[Start]
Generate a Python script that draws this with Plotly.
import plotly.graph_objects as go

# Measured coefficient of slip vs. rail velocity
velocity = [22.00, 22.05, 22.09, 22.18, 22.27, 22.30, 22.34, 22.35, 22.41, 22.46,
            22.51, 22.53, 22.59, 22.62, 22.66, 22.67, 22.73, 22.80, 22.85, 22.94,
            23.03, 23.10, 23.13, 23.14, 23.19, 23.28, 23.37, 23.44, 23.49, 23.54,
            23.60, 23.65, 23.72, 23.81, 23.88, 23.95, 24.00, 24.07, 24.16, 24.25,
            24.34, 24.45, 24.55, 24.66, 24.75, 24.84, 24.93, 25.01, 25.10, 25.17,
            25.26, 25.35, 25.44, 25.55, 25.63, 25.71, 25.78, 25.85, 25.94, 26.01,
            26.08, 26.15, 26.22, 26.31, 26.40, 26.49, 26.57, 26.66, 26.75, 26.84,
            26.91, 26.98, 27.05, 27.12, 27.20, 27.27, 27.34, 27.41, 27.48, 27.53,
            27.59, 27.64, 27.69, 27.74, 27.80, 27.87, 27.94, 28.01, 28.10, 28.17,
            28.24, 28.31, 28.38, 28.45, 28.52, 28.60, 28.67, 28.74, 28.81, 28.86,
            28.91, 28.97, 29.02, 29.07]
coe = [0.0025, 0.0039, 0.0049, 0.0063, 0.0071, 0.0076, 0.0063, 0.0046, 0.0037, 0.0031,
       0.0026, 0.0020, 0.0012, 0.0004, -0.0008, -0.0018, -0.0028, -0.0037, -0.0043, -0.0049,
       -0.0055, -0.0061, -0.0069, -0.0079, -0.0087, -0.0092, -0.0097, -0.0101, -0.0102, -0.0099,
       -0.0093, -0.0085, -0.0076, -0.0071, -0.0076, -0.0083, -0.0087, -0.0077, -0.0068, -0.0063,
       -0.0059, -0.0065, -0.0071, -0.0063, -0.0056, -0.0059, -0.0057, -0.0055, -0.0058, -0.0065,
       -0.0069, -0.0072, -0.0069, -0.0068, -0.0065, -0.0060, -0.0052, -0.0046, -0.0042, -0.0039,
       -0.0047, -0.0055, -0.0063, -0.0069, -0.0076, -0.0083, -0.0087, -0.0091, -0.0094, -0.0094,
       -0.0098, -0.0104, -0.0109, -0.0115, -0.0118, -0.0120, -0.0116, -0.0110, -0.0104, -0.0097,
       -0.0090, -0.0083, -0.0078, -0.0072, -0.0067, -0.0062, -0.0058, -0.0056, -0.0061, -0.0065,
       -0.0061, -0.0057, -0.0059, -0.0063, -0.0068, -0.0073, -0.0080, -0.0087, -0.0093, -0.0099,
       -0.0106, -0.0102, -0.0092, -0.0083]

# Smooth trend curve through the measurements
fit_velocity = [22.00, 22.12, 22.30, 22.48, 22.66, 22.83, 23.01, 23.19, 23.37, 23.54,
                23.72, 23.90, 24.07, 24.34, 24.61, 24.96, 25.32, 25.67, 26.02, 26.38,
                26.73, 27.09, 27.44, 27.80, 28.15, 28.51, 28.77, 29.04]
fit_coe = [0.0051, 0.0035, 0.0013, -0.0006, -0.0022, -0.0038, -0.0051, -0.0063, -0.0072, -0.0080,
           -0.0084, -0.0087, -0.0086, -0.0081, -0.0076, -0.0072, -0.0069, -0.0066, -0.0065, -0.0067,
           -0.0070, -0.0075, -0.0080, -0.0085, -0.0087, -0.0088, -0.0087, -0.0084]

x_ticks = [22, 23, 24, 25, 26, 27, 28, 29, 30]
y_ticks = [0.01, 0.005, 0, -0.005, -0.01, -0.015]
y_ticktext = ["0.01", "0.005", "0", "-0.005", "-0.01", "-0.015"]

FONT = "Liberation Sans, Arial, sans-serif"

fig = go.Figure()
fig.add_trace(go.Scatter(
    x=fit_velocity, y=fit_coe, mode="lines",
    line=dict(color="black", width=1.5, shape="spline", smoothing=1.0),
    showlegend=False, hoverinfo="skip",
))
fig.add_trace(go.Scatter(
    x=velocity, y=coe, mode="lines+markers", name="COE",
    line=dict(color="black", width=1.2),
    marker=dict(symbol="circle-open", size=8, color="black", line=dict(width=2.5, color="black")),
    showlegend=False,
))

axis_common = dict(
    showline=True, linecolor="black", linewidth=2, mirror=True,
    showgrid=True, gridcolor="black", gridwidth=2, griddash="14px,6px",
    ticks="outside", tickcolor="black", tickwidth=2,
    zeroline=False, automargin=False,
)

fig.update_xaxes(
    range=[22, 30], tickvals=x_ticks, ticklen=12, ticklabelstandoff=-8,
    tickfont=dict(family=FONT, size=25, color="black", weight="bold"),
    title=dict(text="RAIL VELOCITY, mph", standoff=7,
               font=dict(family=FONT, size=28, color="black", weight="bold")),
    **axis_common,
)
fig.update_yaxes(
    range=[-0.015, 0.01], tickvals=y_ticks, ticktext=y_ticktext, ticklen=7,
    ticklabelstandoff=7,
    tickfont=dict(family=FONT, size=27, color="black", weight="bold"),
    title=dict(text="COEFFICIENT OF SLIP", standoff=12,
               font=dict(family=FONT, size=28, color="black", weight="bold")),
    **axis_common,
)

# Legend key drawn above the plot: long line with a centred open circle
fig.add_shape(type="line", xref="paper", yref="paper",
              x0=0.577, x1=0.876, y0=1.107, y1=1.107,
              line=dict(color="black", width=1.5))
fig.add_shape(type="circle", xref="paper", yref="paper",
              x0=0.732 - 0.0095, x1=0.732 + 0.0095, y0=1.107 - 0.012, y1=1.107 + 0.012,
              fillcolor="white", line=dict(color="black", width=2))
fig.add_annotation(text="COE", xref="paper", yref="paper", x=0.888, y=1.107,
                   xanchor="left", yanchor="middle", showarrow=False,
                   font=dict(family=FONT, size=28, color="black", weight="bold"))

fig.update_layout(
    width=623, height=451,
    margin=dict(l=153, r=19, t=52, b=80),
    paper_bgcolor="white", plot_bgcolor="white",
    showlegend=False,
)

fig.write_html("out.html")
[End]
STATED TASK >>
From the data, list each line in which the string "with" appears.

EXERCISE RESPONSE >>
Generate a Python script that draws this with Plotly.
# Legend key drawn above the plot: long line with a centred open circle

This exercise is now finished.